The subject of current and pending US Federal regulation and legislation, this technology is today becoming more and more frequently encountered by insurance professionals and having a detailed and factually correct understanding of what it is and is not, how to properly manage this type of information, and effectively apply it in today’s active claims environment is going to become more and more a crucial skill. The Collision Claims Expo is the perfect venue for the insurance professional working to stay on the cutting edge.
- Live crash testing
A unique opportunity to observe live, fully instrumented human subject crash tests. The crash plan includes vehicle interaction in various crash scenarios from “low speed” to something more significant. All tests are designed to illustrate different types of “Event Data Recorder” data that might be available in the various scenarios and the potential application of that information in a claims environment. Biomechanical analysis to relate the data to potential injury thresholds will be included as part of the testing sequence.
- Hands on demonstrations
You will have the opportunity to participate in hands-on demonstrations of how to use the Crash Data Retrieval Tool to collect crash data from in-car computer systems and see how really easy that process is. Our certified Crash Data Retrieval instructors will be on hand to walk you through the process of connecting and imaging crash data directly from the vehicle.
- Crash data retrieval and myth busting
“Replacement” for a police report? “Constantly monitoring your every behavior?” “The data tells you the car’s speed and whether the belts are buckled.” “You don’t want the liability of collecting this data yourself.” “It’s not admissible in court.” How many of these commonly held notions are myth and how many are reality? The Expo will address these and many other ideas you may have regarding this technology.
- SIU applications utilizing crash data
Hit while parked? Who was driving? Was the car in a previous crash? These and other issues come up in SIU investigations daily and many can potentially be addressed using “Event Data Recorder” information. This presentation, by an insurance SIU professional with experience in using this technology in the field, will help those who identify these sorts of claims and deal with them to better see the application of this type of data.
- Low delta-V crash analysis and injury potential
What IS a “low speed” crash and what’s the potential for injury in that type of event? The question seems to have been around since the invention of the car but one thing that’s new is the addition of the data from the “Event Data Recorder” system which can include an objective method for quantifying the actual severity of the crash as well as evaluating the way the various car systems may have performed to help minimize occupant injury potential.
- Managing the collection of crash data for claims applications.
“Event Data Recorder” technology was first introduced in 2000 and almost immediately there were those professing that the collection and preservation of the data put the insurance professional and their company at risk.

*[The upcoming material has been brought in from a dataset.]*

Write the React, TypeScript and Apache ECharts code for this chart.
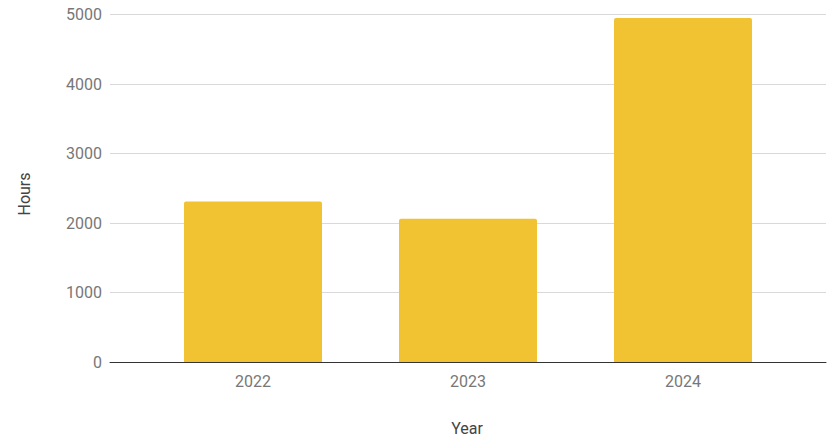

Over time, this myth has been busted and every day more and more insurance professionals have adopted practices and policies for managing the data effectively and reliably.
- Dangers of misapplication of crash data in the claims process.
Presentations and demonstrations at the Expo will show attendees how “Event Data Recorder” information is reliable and useful in the claims process; however, like any information, it can be misapplied. An important aspect of the Expo will be to offer those in attendance the opportunity to not only see the value of the data from this technology but to appreciate the danger of its misapplication. Using examples and hands on activities, the presentation will address misapplication and ways to avoid it.
Crash testing for the conference will be conducted by our team of uniquely qualified experts from the Collision Safety Institute (CSI) and allied organizations. Proven leaders in the fields collision reconstruction, biomechanics and human subject crash testing they bring more than 100 years combined experience to this important demonstration. The CSI Crash Team has set the standard in conducting relevant, full-scale, fully documented crash tests internationally for more than 20 years.
The crashes planned for this Expo include (subject to change):
- Low-speed, rear-end, human subject crash tests
A series of Low-speed, rear-end, human subject crash tests will be used to illustrate common scenarios such as "hit while parked", sideswipes, “enhanced damage” and the evaluation of occupant movement in the typical “low speed” crash; all common “low speed” collision scenarios where little or no “damage” is observed.
- 3-car, in-line crash test with potential airbag deployment
A 3-car, in-line crash test with potential airbag deployment will be used to demonstrate how to determine "who hit who first" in a 3-car collision. One of the valuable aspects of “Event Data Recorder” information is the potential for its application in scenarios where the parties - or witnesses - might offer conflicting versions of the event and the “Event Data Recorder” data might be used to sort out what actually happened.
On site to lead the Crash Team (and also presenting during the Expo) will be W.R. Rusty Haight. Rusty is known as the "Human Crash Test Dummy" and is currently listed in the Guinness Book of World Records for the most human subject crash tests. He is fast approaching his 1000th full scale crash test!